A pending bill is before the Massachusetts Legislature that would limit the time for former homeowners to challenge foreclosures against their homes. This bill, which the Legislature introduced in the previous term, is intended to address the ramifications of U.S. Bank v. Ibanez, a seminal Massachusetts Supreme Judicial Court decision that has invalidated thousands of foreclosures across Massachusetts. Many of these homes that have been improperly foreclosed have been sold to third-party buyers who, despite having nothing to do with the underlining foreclosure, have a major title problem with their properties.
The bill would require homeowners to bring challenges to a foreclosure within three years of the foreclosure sale or forever be barred from doing so. Presently, there really isn’t a deadline for raising such challenges; some suggest that the twenty-year deadline under the law of adverse possession may apply, but to my knowledge, this has never been tried in court.
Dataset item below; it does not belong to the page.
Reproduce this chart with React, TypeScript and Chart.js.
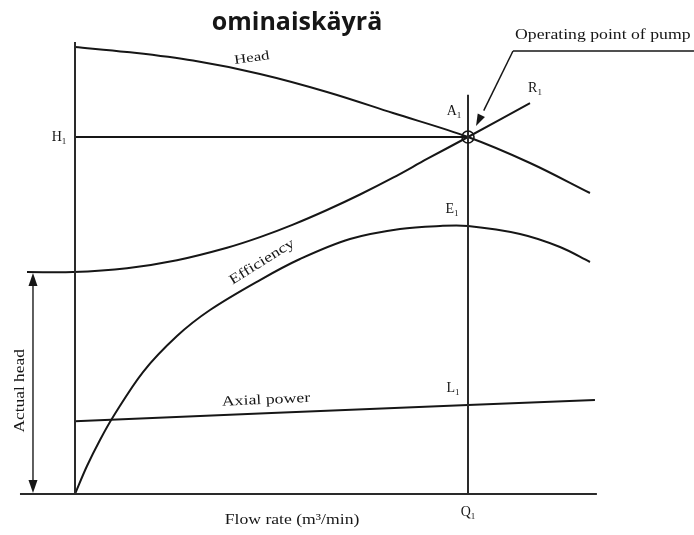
import React, { useEffect, useRef } from "react";
import { Chart, registerables } from "chart.js";

Chart.register(...registerables);

// Flow rate (arbitrary units, Q1 = 10) and heads (H1 = 100)
const Q1 = 10;
const H1 = 100;
const STATIC_HEAD = 62.2;

const headFlow = [0, 1.323, 3.003, 4.707, 6.412, 8.092, 10, 11.578, 13.104];
const headValues = [125.21, 123.81, 121.4, 117.65, 112.61, 106.72, 100, 92.72, 84.31];

const systemFlow = [-1.221, -0.051, 1.323, 2.595, 3.868, 4.707, 5.547, 6.412, 7.252, 8.092, 8.957, 10, 11.578];
const systemValues = [62.18, 62.18, 63.26, 65.49, 68.99, 71.96, 75.46, 79.55, 83.89, 88.6, 93.84, 100, 109.52];

const effFlow = [0, 0.305, 0.636, 0.967, 1.73, 2.595, 3.435, 4.707, 5.725, 6.997, 8.27, 9.288, 10, 11.323, 12.341, 13.104];
const effValues = [0, 7.84, 15.13, 21.57, 34.17, 44.26, 51.54, 59.94, 65.83, 71.43, 74.23, 75.07, 75.07, 72.83, 69.19, 64.99];

const powerFlow = [0, 5, 10, 13.23];
const powerValues = [20.4, 22.7, 24.9, 26.3];

const X_MIN = -1.9084, X_MAX = 15.7506;
const Y_MIN = -11.485, Y_MAX = 138.375;

const INK = "#161616";
const AXIS = "#2a2a2a";

const toPts = (xs: number[], ys: number[]) => xs.map((v, i) => ({ x: v, y: ys[i] }));

function curve(data: { x: number; y: number }[], color = INK, width = 2, tension = 0.35) {
  return {
    data,
    showLine: true,
    borderColor: color,
    borderWidth: width,
    pointRadius: 0,
    pointHoverRadius: 0,
    fill: false,
    tension,
  };
}

const overlay = {
  id: "overlay",
  afterDatasetsDraw(chart: any) {
    const { ctx, scales } = chart;
    const X = (v: number) => scales.x.getPixelForValue(v);
    const Y = (v: number) => scales.y.getPixelForValue(v);
    ctx.save();

    // operating point circle
    ctx.strokeStyle = INK;
    ctx.lineWidth = 1.6;
    ctx.beginPath();
    ctx.arc(X(Q1), Y(H1), 6, 0, Math.PI * 2);
    ctx.stroke();

    const tri = (tx: number, ty: number, ang: number, len = 11, half = 4) => {
      ctx.save();
      ctx.translate(tx, ty);
      ctx.rotate(ang);
      ctx.beginPath();
      ctx.moveTo(0, 0);
      ctx.lineTo(-len, -half);
      ctx.lineTo(-len, half);
      ctx.closePath();
      ctx.fillStyle = INK;
      ctx.fill();
      ctx.restore();
    };

    // actual head arrows
    const ax = X(-1.069);
    tri(ax, Y(STATIC_HEAD) + 1, -Math.PI / 2, 13, 4.5);
    tri(ax, Y(0) - 1, Math.PI / 2, 13, 4.5);

    // leader arrow head
    const sx = X(11.145), sy = Y(124.1), ex = X(10.204), ey = Y(103.1);
    tri(ex, ey, Math.atan2(ey - sy, ex - sx), 12, 4);

    const serif = "Liberation Serif";
    const text = (
      s: string,
      xv: number,
      yv: number,
      size: number,
      rot = 0,
      sx = 1.0,
      align: CanvasTextAlign = "center",
      font = serif,
      weight = "normal"
    ) => {
      ctx.save();
      ctx.translate(X(xv), Y(yv));
      ctx.rotate((rot * Math.PI) / 180);
      ctx.scale(sx, 1);
      ctx.font = `${weight} ${size}px "${font}"`;
      ctx.fillStyle = INK;
      ctx.textAlign = align;
      ctx.textBaseline = "middle";
      ctx.fillText(s, 0, 0);
      ctx.restore();
    };
    const subLabel = (s: string, xv: number, yv: number) => {
      ctx.save();
      ctx.font = `14px "${serif}"`;
      const w = ctx.measureText(s).width;
      ctx.font = `9px "${serif}"`;
      const w2 = ctx.measureText("1").width;
      const x0 = X(xv) - (w + w2) / 2;
      const y0 = Y(yv);
      ctx.fillStyle = INK;
      ctx.textBaseline = "middle";
      ctx.textAlign = "left";
      ctx.font = `14px "${serif}"`;
      ctx.fillText(s, x0, y0);
      ctx.font = `9px "${serif}"`;
      ctx.fillText("1", x0 + w, y0 + 5);
      ctx.restore();
    };

    subLabel("A", 9.644, 107.3);
    subLabel("R", 11.705, 113.7);
    subLabel("H", -0.407, 100);
    subLabel("E", 9.593, 79.8);
    subLabel("L", 9.618, 29.7);
    subLabel("Q", 10, -5.04);

    text("Head", 4.5, 122.1, 13, -8, 1.3);
    text("Efficiency", 4.758, 65.0, 14, -32, 1.28);
    text("Axial power", 4.86, 26.3, 14, -2.5, 1.27);
    text("Flow rate (m\u00b3/min)", 5.522, -7.28, 14, 0, 1.26);
    text("Actual head", -1.399, 28.9, 14, -90, 1.24);
    text("Operating point of pump", 11.196, 128.6, 15, 0, 1.18, "left");
    text("ominaisk\u00e4yr\u00e4", 5.649, 132.0, 25, 0, 1, "center", "Open Sans", "bold");

    ctx.restore();
  },
};

export default function App() {
  const ref = useRef<HTMLCanvasElement | null>(null);
  useEffect(() => {
    if (!ref.current) return;
    const chart = new Chart(ref.current, {
      type: "scatter",
      data: {
        datasets: [
          // axes and guide lines
          curve(toPts([0, 0], [0, 126.6]), AXIS, 2, 0),
          curve(toPts([-1.4, 13.28], [0, 0]), AXIS, 2, 0),
          curve(toPts([Q1, Q1], [0, 111.8]), AXIS, 2, 0),
          curve(toPts([0, Q1], [H1, H1]), INK, 2, 0),
          curve(toPts([-1.069, -1.069], [2, STATIC_HEAD - 2]), AXIS, 1.5, 0),
          curve(toPts([11.145, 15.75], [124.1, 124.1]), INK, 1.5, 0),
          curve(toPts([11.145, 10.4], [124.1, 107.4]), INK, 1.5, 0),
          // curves
          curve(toPts(headFlow, headValues)),
          curve(toPts(systemFlow, systemValues)),
          curve(toPts(effFlow, effValues)),
          curve(toPts(powerFlow, powerValues), INK, 2, 0),
        ],
      },
      options: {
        animation: false,
        responsive: false,
        events: [],
        layout: { padding: 0 },
        plugins: { legend: { display: false }, tooltip: { enabled: false }, title: { display: false } },
        scales: {
          x: { type: "linear", min: X_MIN, max: X_MAX, display: false },
          y: { type: "linear", min: Y_MIN, max: Y_MAX, display: false },
        },
      },
      plugins: [overlay],
    });
    return () => chart.destroy();
  }, []);
  return (
    <div style={{ position: "absolute", left: 0, top: 0, width: 694, height: 535, background: "#fff" }}>
      <canvas ref={ref} width={694} height={535} />
    </div>
  );
}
Third-party owners of improperly foreclosed properties do have options for fixing title problems: these owners can bring quiet title lawsuits against the former owners and lenders asking the court to fix the problem (or simply ask the former owner to deed over any interest they have remaining in the property). These solutions, however, can be timely and costly, hence the reason why the title insurance industry continues to lobby for a title clearing bill.
This bill died last year over concerns that the deadline was too short for those homeowners who had been improperly foreclosed. Governor Patrick sent the bill back with a recommendation that the deadline be increased to ten years, which kept the bill from passing, This year, with a Republican governor, things could turn out differently.